Minimalist design: practical tips (part 3)

  1. Think Outside The Box

Quite literally. A minimal design allows you to be a bit more playful with the positioning and composition of your elements, as you can see in the following publication example from Gregmadeit. The page’s positioning of the type off the edge creates a uniquely eye-catching effect but does not damage the legibility of the text.

  1. Be Direct

Once there are less elements fighting to be seen, you can be a lot more direct with your overall communication and message. This is particularly useful in terms of web design because we all tend to skim pages. A plain and direct message of intent can help in giving the readers an idea of who they are straight away.

  1. Scale It Up

In minimal design, you tend to have a stronger say on exactly where your audience’s eyes go first. One of the best ways to achieve this is with scale. A simple design, when scaled purposely, can help you dictate the exact path that your audience is going to take over your publication.
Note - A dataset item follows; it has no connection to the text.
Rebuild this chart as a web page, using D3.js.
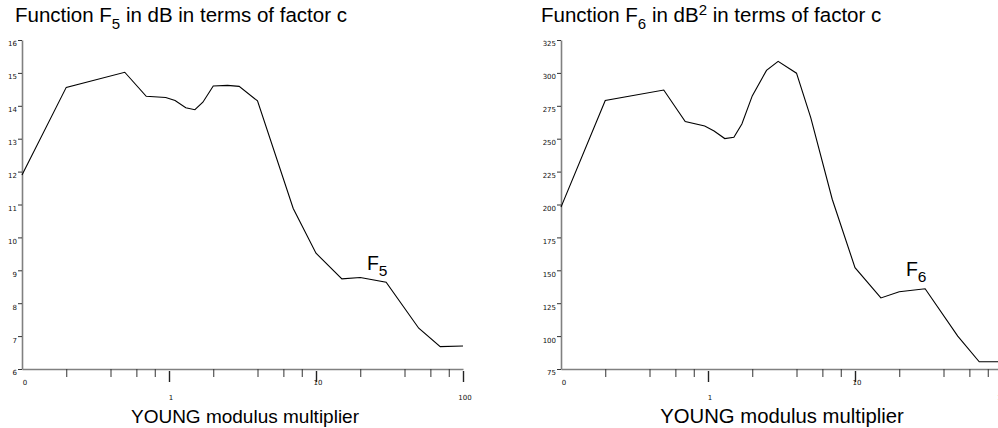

  1. Not Everything Is Black And White

A lot of people believe that monochromatic color palettes are all of minimalism. In fact, this isn’t quite true as color can be used in order to create an eye-catching design without foregoing minimalism, and the palette is kept relatively small with 1-3 colors being the best.

  1. Be A Bit Flexible

A minimal design really helps enhance the flexibility of your whole design, particularly in terms of application. Have a look at this branding by Büro Ufho, including a simple serif brand mark and 2 blocks of flat color. This special branding has a high degree of flexibility when it comes to the color palette; the color of the diagonal blocks can change quite easily without losing any integrity of the brand, all thanks to a simple and unique minimalist design.